At the same time, President Reuven Rivlin is continuing his efforts to persuade Likud and Kahol Lavan to agree on an outline for a unity government. Rivlin is using the security argument to achieve this, but he isn’t referring to an immediate military development; he’s focusing on the Israel Defense Force’s budgetary problems and its links with a difficulty in implementing its multiyear plan. The situation in the Middle East is particularly complicated, but there are no clear signs on the horizon pointing to an immediate war that would upend all political calculations.

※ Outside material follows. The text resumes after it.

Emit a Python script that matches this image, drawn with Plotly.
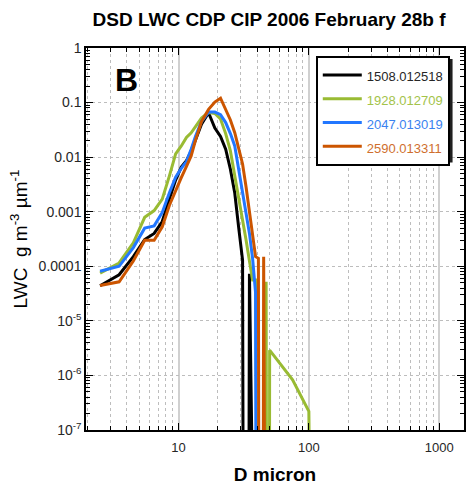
import math
import plotly.graph_objects as go

# Diameter bins (micron): CDP bin centres, then CIP bin centres
D_CDP = [2.5, 3.5, 4.5, 5.5, 6.5, 7.5, 8.5, 9.5, 10.5, 11.5, 12.5, 13.5,
         15, 17, 19, 21, 23, 25, 27, 29, 31, 33, 35, 37, 39, 41, 43, 45, 47, 49]
D_CIP = [50, 75, 100, 125]

# LWC (g m^-3 um^-1); 0 = empty bin
lwc_1508 = [4.4e-5, 7.0e-5, 1.5e-4, 3.1e-4, 4.0e-4, 6.6e-4, 1.7e-3, 3.8e-3, 6.6e-3, 8.6e-3,
            0.0128, 0.021, 0.040, 0.065, 0.034, 0.024, 0.014, 0.006, 2.2e-3, 4.9e-4,
            1.3e-4, 0, 7.3e-5, 0, 0, 0, 0, 0, 0, 0,
            0, 0, 0, 0]
lwc_1928 = [7.5e-5, 1.15e-4, 2.7e-4, 7.9e-4, 1.05e-3, 1.7e-3, 4.5e-3, 0.0115, 0.016, 0.023,
            0.028, 0.036, 0.052, 0.066, 0.063, 0.050, 0.027, 0.013, 4.7e-3, 1.9e-3,
            7.8e-4, 3.0e-4, 1.25e-4, 5.6e-5, 5.6e-5, 0, 0, 0, 5.2e-5, 0,
            2.9e-6, 8.3e-7, 2.2e-7, 0]
lwc_2047 = [8.1e-5, 1.0e-4, 2.2e-4, 5.0e-4, 5.5e-4, 9.7e-4, 2.2e-3, 4.3e-3, 6.2e-3, 8.3e-3,
            0.014, 0.024, 0.045, 0.067, 0.067, 0.060, 0.043, 0.027, 0.016, 6.0e-3,
            2.2e-3, 8.7e-4, 4.0e-4, 1.4e-4, 3.3e-5, 0, 0, 0, 0, 0,
            0, 0, 0, 0]
lwc_2590 = [4.45e-5, 5.2e-5, 1.25e-4, 3.0e-4, 3.0e-4, 5.3e-4, 1.3e-3, 2.5e-3, 4.2e-3, 6.8e-3,
            0.0105, 0.0205, 0.045, 0.075, 0.102, 0.120, 0.072, 0.048, 0.028, 0.015,
            7.5e-3, 2.8e-3, 1.0e-3, 3.6e-4, 1.5e-4, 1.4e-4, 0, 1.5e-4, 0, 0,
            0, 0, 0, 0]

series_names = ["1508.012518", "1928.012709", "2047.013019", "2590.013311"]
series_values = [lwc_1508, lwc_1928, lwc_2047, lwc_2590]
series_colors = ["#000000", "#99BB33", "#2277FF", "#CC5500"]
legend_text_colors = ["#262626", "#A3C34A", "#3A82F0", "#CF6F2E"]

x_ticks = [10, 100, 1000]
x_ticktext = ["10", "100", "1000"]
y_ticks = [1e-7, 1e-6, 1e-5, 1e-4, 1e-3, 1e-2, 1e-1, 1]
y_ticktext = ["10<sup>-7</sup>", "10<sup>-6</sup>", "10<sup>-5</sup>", "0.0001",
              "0.001", "0.01", "0.1", "1"]

ZERO_FLOOR = 1e-30  # empty bins drawn far below the log axis floor

D_all = D_CDP + D_CIP
FONT = "Liberation Sans, Arial, Helvetica, sans-serif"

fig = go.Figure()
for name, vals, col, tcol in zip(series_names, series_values, series_colors, legend_text_colors):
    fig.add_trace(go.Scatter(
        x=D_all,
        y=[v if v > 0 else ZERO_FLOOR for v in vals],
        mode="lines",
        line=dict(color=col, width=3),
        name=f'<span style="font-size:13px;fill:{tcol}">{name}</span>',
    ))

x_minor = [m * 10 ** e for e in range(0, 4) for m in range(2, 10)]
y_minor = [m * 10.0 ** e for e in range(-7, 0) for m in range(2, 10)]

# plot area in pixels (for placing the panel letter and legend shadow)
PL, PR, PT, PB = 86, 466, 48, 430


def px_x(p):
    return (p - PL) / (PR - PL)


def px_y(p):
    return (PB - p) / (PB - PT)


fig.update_layout(
    width=468, height=485,
    margin=dict(l=PL, r=468 - PR, t=PT, b=485 - PB),
    paper_bgcolor="white", plot_bgcolor="white",
    font=dict(family=FONT, color="#262626"),
    title=dict(text="<b>DSD LWC CDP CIP 2006 February 28b f</b>",
               x=px_x(270), xref="paper", xanchor="center",
               y=1 - 19.5 / 485, yref="container", yanchor="middle",
               font=dict(size=19, color="#000000", family=FONT)),
    showlegend=True,
    legend=dict(x=px_x(317), y=px_y(56), xanchor="left", yanchor="top",
                bgcolor="white", bordercolor="black", borderwidth=2,
                font=dict(size=16, family=FONT, color="#262626"),
                itemwidth=39),
    annotations=[dict(text="<b>B</b>", x=px_x(126.6), y=px_y(79.5), xref="paper", yref="paper",
                      xanchor="center", yanchor="middle", showarrow=False,
                      font=dict(size=32, color="black", family=FONT))],
    shapes=[dict(type="rect", xref="paper", yref="paper", layer="above",
                 x0=px_x(320), x1=px_x(454.5), y0=px_y(162.5), y1=px_y(59),
                 line=dict(width=0), fillcolor="#202020")],
)

fig.update_xaxes(
    type="log", range=[math.log10(1.95), math.log10(1550)],
    tickvals=x_ticks, ticktext=x_ticktext,
    ticks="inside", ticklen=7, tickwidth=1, tickcolor="black",
    showline=True, linecolor="black", linewidth=1.5, mirror="allticks",
    showgrid=True, gridcolor="#d0d0d0", gridwidth=1.5,
    tickfont=dict(size=13, family=FONT, color="#262626"),
    ticklabelstandoff=5,
    minor=dict(tickvals=x_minor, ticks="inside", ticklen=4, tickcolor="black",
               showgrid=True, gridcolor="#bdbdbd", griddash="dot", gridwidth=1),
    title=dict(text="<b>D micron</b>", font=dict(size=19, family=FONT, color="#000000"),
               standoff=14),
    zeroline=False,
)
fig.update_yaxes(
    type="log", range=[-7, 0],
    tickvals=y_ticks, ticktext=y_ticktext,
    ticks="inside", ticklen=7, tickwidth=1, tickcolor="black",
    showline=True, linecolor="black", linewidth=1.5, mirror="allticks",
    showgrid=True, gridcolor="#bdbdbd", griddash="dot", gridwidth=1,
    tickfont=dict(size=14, family=FONT, color="#262626"),
    minor=dict(tickvals=y_minor, ticks="inside", ticklen=4, tickcolor="black",
               showgrid=False),
    title=dict(text="LWC  g m<sup>-3</sup> µm<sup>-1</sup>",
               font=dict(size=19, family=FONT, color="#000000"), standoff=6),
    zeroline=False,
)

fig.write_html("out.html", config={"displayModeBar": False},
               post_script="document.body.style.margin='0';")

The announcement by the Iranian Revolutionary Guards on Thursday was unusual. This wasn’t an anonymous leak, but an official declaration by the head of the group’s intelligence division, claiming that Iran had uncovered an Israeli-Arab plot against Soleimani. The announcement included several details: It claimed that the Iranians had succeeded in intercepting a killer cell, which sought to plant 500 kilograms of explosives under a prayer site built in memory of Soleimani’s father, during a religious ceremony.

Broadly speaking, the plan is reminiscent of Operation Bramble Bush, the Israeli attempt on the life of Iraqi President Saddam Hussein which was disrupted by a training accident that killed five soldiers in 1992, known as the Tze’elim Bet disaster. Still, it’s hard to assess the reliability of the claims. There are plenty of people who would like to see Soleimani dead, including the Saudis. According to reports, Soleimani has escaped death at least twice – during the Second Lebanon War in 2006 and in an operation attributed to Israel and the United States in which Hezbollah chief of general staff Imad Mughniyeh was killed in Damascus in 2008.

The announcement, as well as an unusual and detailed interview aired with the general this week on a website associated with the Iranian leader, appear to be part of an attempt to continue to build a myth around Soleimani. In the background, the Iranians do indeed have accounts to close with Israel. Dozens of attacks against Iranian targets in Syria have been attributed to Israel, most recently in Iraq and one case in Lebanon as well. So far, Iran’s attempts at revenge have been thwarted.